Beberapa waktu lalu, Rancangan Qanun (raqan) Anggaran Pendapatan Belanja Aceh (APBA) tahun anggaran 2021 mendapat evaluasi dari Kementerian Dalam Negeri (Kemendagri). Dalam surat itu, mendagri melarang penggunaan dana Pokok Pikiran (pokir) Dewan Perwakilan Rakyat Aceh (DPRA) sebesar 2,7 T atau 16,24 persen dari total anggaran APBA 2021.

"Sampai saat ini pemerintah Aceh sama sekali belum merinci secara jelas kehadapan publik dokumen tersebut melalui situs PPID maupun situs BPKA," kata Rahmad.

Rahmad mengatakan dalam pagu APBA sebesar Rp 16,7 triliun itu terdapat alokasi dana pokok pikiran anggota DPR A sebesar Rp 2,7 T yang ditolak oleh Mendagri. Seharusnya, kata dia, ada perinciaan uang yang ditolak pemerintah pusat itu kepada publik.

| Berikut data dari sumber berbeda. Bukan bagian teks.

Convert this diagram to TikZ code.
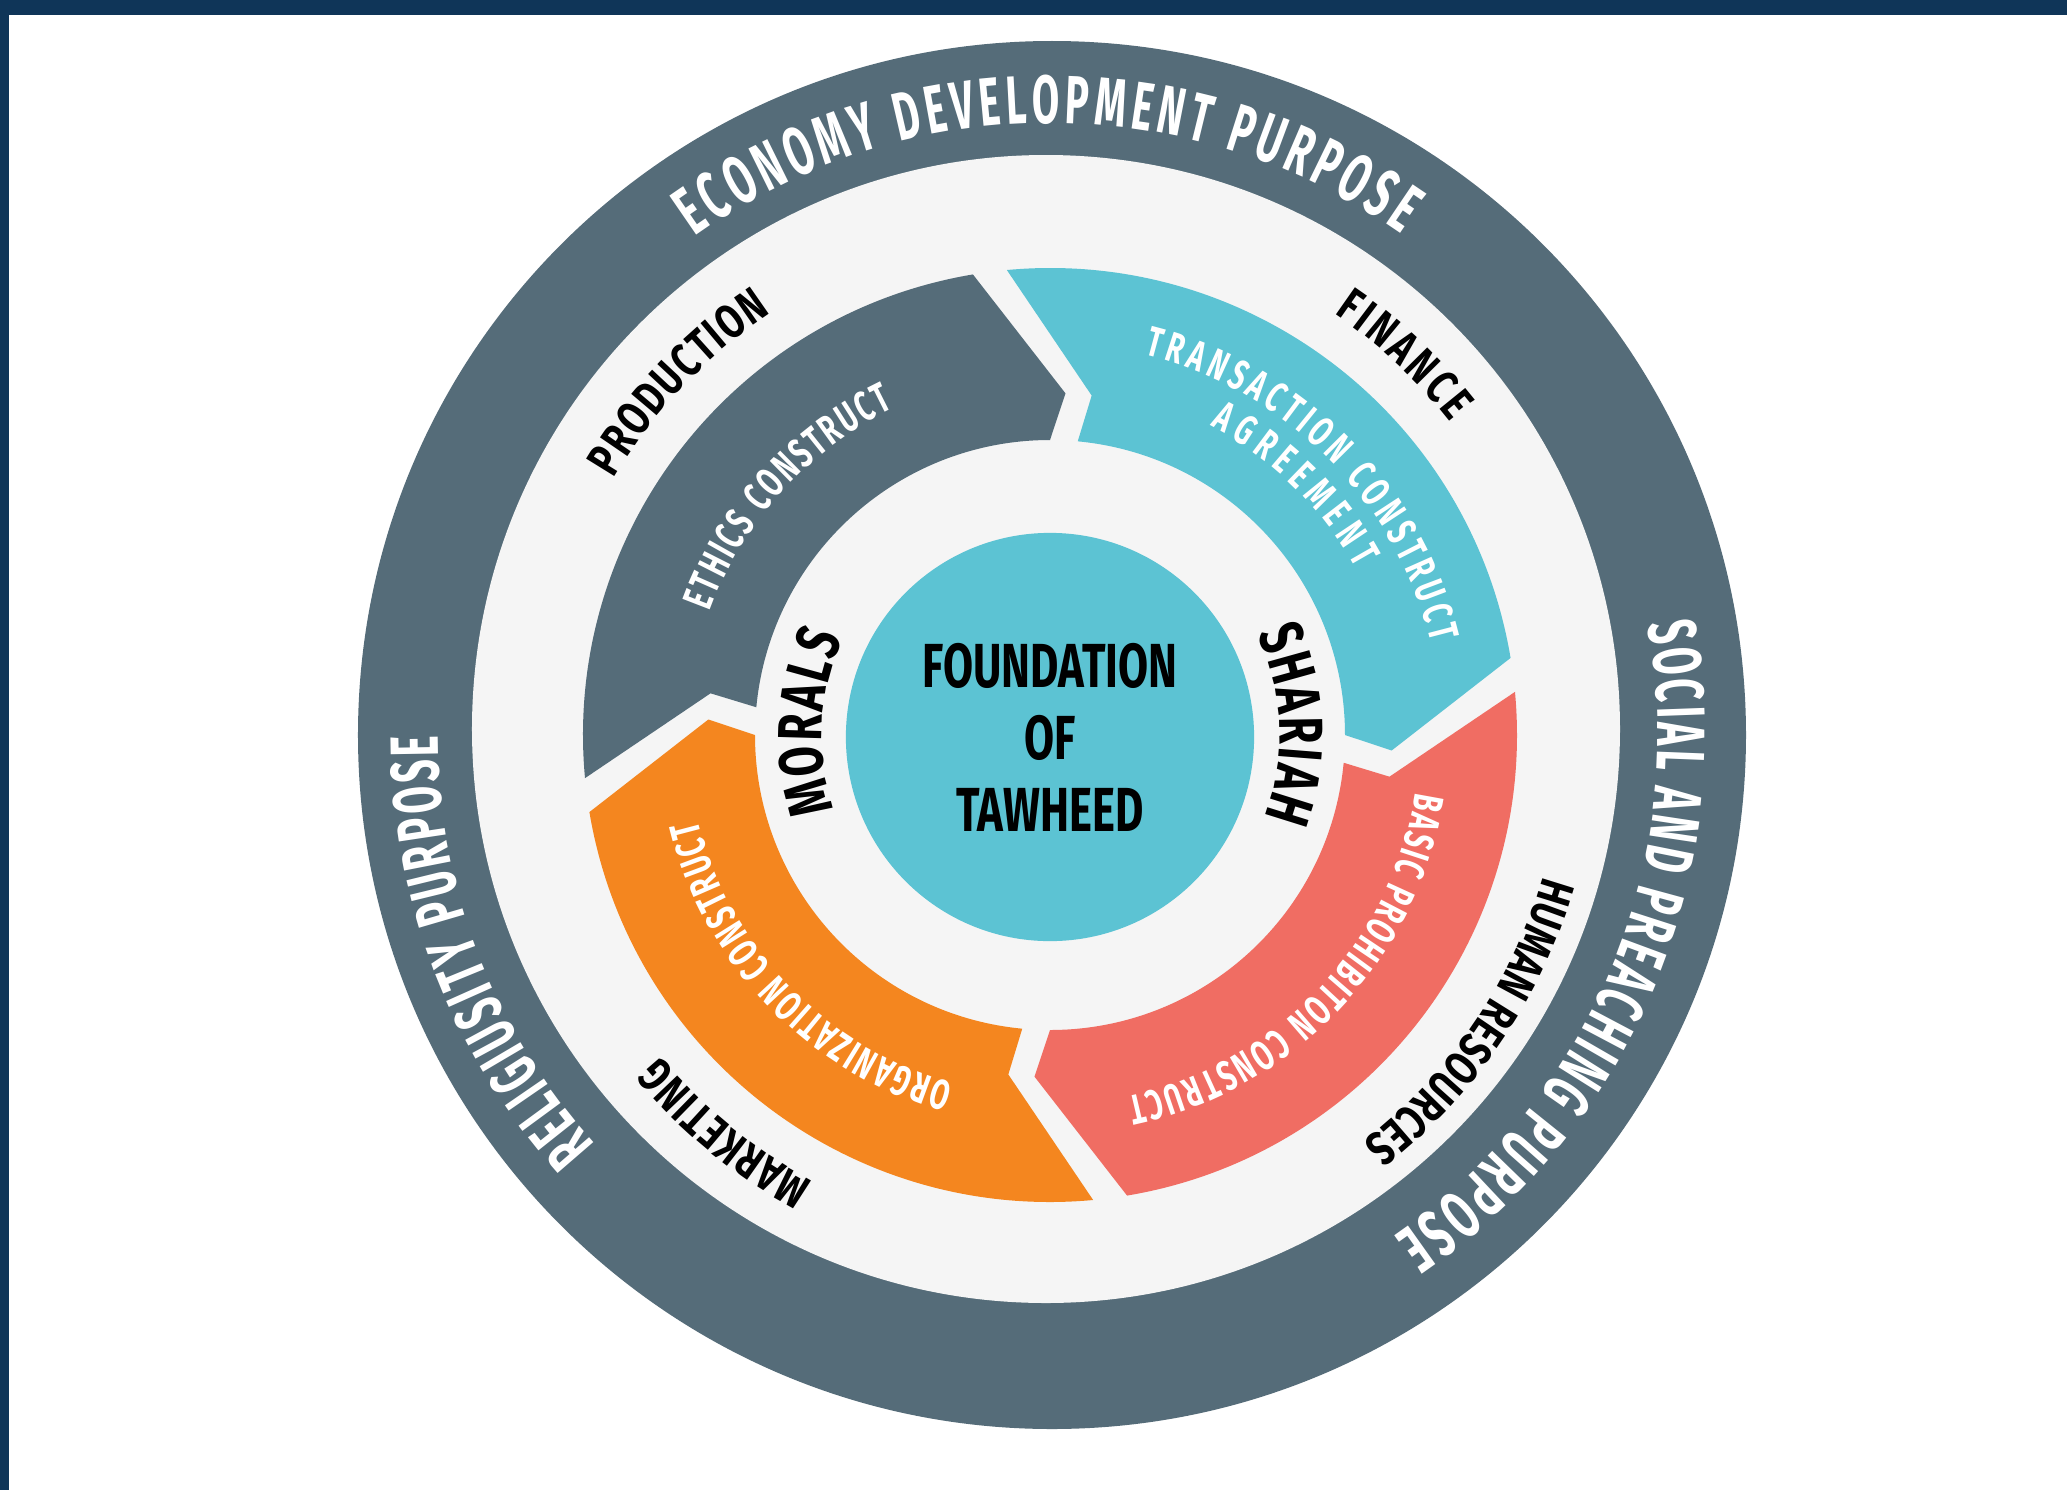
\documentclass[tikz,border=0pt]{standalone}
\usepackage{fontspec}
\usepackage{tikz}
\usetikzlibrary{decorations.text}

\newfontfamily\ringsans{Fira Sans}[FakeStretch=0.58]
\newfontfamily\segsans{Fira Sans}[FakeStretch=0.65]
\newfontfamily\tagsans{Fira Sans}[FakeStretch=0.75]
\newfontfamily\widesans{Fira Sans}[FakeStretch=0.7]
\newcommand\ringfont{\ringsans\bfseries\fontsize{19.4}{22}\selectfont}
\newcommand\segfont{\segsans\bfseries\fontsize{12}{14}\selectfont}
\newcommand\tagfont{\tagsans\bfseries\fontsize{13.6}{16}\selectfont}
\newcommand\pillarfont{\widesans\bfseries\fontsize{17.7}{20}\selectfont}
\newcommand\corefont{\widesans\bfseries\fontsize{17.7}{20.5}\selectfont}

\definecolor{framenavy}{HTML}{0F3558}
\definecolor{slate}{HTML}{556C79}
\definecolor{haze}{HTML}{F5F5F5}
\definecolor{tealc}{HTML}{5CC3D3}
\definecolor{coral}{HTML}{F06D63}
\definecolor{amber}{HTML}{F4861F}

\begin{document}
\begin{tikzpicture}[x=0.01cm,y=0.01cm,
  ringtext/.style={decorate,decoration={text along path,text align={fit to path},
    text color=white,text={|\ringfont|#1}}},
  segtext/.style={decorate,decoration={text along path,text align={fit to path},
    text color=white,text={|\segfont|#1}}},
  tagtext/.style={decorate,decoration={text along path,text align={fit to path},
    text color=black,text={|\tagfont|#1}}},
  pillartext/.style={decorate,decoration={text along path,text align={fit to path},
    text color=black,text={|\pillarfont|#1}}}]
  \useasboundingbox (-1050,-755) rectangle (1017,735);
  \fill[white] (-1050,-755) rectangle (1017,735);
  \fill[framenavy] (-1050,720) rectangle (1017,735);
  \fill[framenavy] (-1050,-755) rectangle (-1041,735);

  % purpose ring and background disk
  \fill[slate] (2,0) circle[radius=694];
  \fill[haze] (-4,6) circle[radius=574];

  % four constructs, each one an arrow pointing clockwise
  \foreach \a/\col in {180/slate,90/tealc,0/coral,270/amber}
    \fill[\col] ({\a+5.3}:467) arc[start angle=\a+5.3,end angle=\a-80.5,radius=467]
      -- ({\a-92.6}:342) -- ({\a-90}:295)
      arc[start angle=\a-90,end angle=\a-5.4,radius=295]
      -- ({\a-7}:342) -- cycle;

  \node[circle,fill=tealc,minimum size=4.08cm,inner sep=0pt,align=center,font=\corefont]
    (core) at (0,-2) {FOUNDATION\\OF\\TAWHEED};

  \path[ringtext=ECONOMY DEVELOPMENT PURPOSE] (125.5:612) arc[start angle=125.5,end angle=55,radius=612];
  \path[ringtext=SOCIAL AND PREACHING PURPOSE] (10.5:608) arc[start angle=10.5,end angle=-55.5,radius=608];
  \path[ringtext=RELIGIUSITY PURPOSE] (222:612) arc[start angle=222,end angle=180,radius=612];

  \path[segtext=ETHICS CONSTRUCT] (160:362) arc[start angle=160,end angle=115.5,radius=362];
  \path[segtext=TRANSACTION CONSTRUCT] (76:392) arc[start angle=76,end angle=13.5,radius=392];
  \path[segtext=AGREEMENT] (62.6:348) arc[start angle=62.6,end angle=28.6,radius=348];
  \path[segtext=BASIC PROHIBITON CONSTRUCT] (-9:370) arc[start angle=-9,end angle=-78,radius=370];
  \path[segtext=ORGANIZATION CONSTRUCT] (254.5:362) arc[start angle=254.5,end angle=193.5,radius=362];

  \path[tagtext=PRODUCTION] (149.5:506) arc[start angle=149.5,end angle=123.5,radius=506];
  \path[tagtext=FINANCE] (56:508) arc[start angle=56,end angle=38,radius=508];
  \path[tagtext=HUMAN RESOURCES] (-16:513) arc[start angle=-16,end angle=-52.5,radius=513];
  \path[tagtext=MARKETING] (242:505) arc[start angle=242,end angle=219.5,radius=505];

  \path[pillartext=MORALS] (199:228) arc[start angle=199,end angle=155,radius=228];
  \path[pillartext=SHARIAH] (26:230) arc[start angle=26,end angle=-21,radius=230];
\end{tikzpicture}
\end{document}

"Esensi utamnya publik berhak tahu, jangan sampai terjadi simpang siur informasi dari kedua lembaga tersebut." kata Rahmad.

Saat Rahmad, banyak informasi yang kurang terarah dari beberapa anggota DPR Aceh terkait isi program dalam Pokir yang dibatalkan tersebut. Usulan pokir dari DPR Aceh hanya Rp 1,283 triliun. Artinya ada sisa untuk Rp 1.417 triliun yang tidak jelas juntrungnya. 

Rahmad juga mengatakan bahwa pokok pikiran DPR Aceh itu seharusnya tidak berbentuk usulan anggaran. Pokok pikiran DPR Aceh, kata dia, adalah dengan memberikan masukan terhadap permasalahan-permasalahan yang ada dan dituangkan dalam proses perencanaan anggaran.

DPR Aceh, kata Rahmad, harus memastikan setiap usulan dari daerah pemilihan mereka terakomodir dalam APBA. Selanjutnya, kata Rahmad, DPR Aceh melakukan pengawasan terhadap program yang dijalankan eksekutif. 

Jika hal seperti iti telah di tolak oleh Kemendagri, kata Rahmad, ada komunikasi yang tidak tepat antara kedua belah pihak. Bahkan, kata dia, di antara kedua pihak ada yang jalan sendiri-sendiri.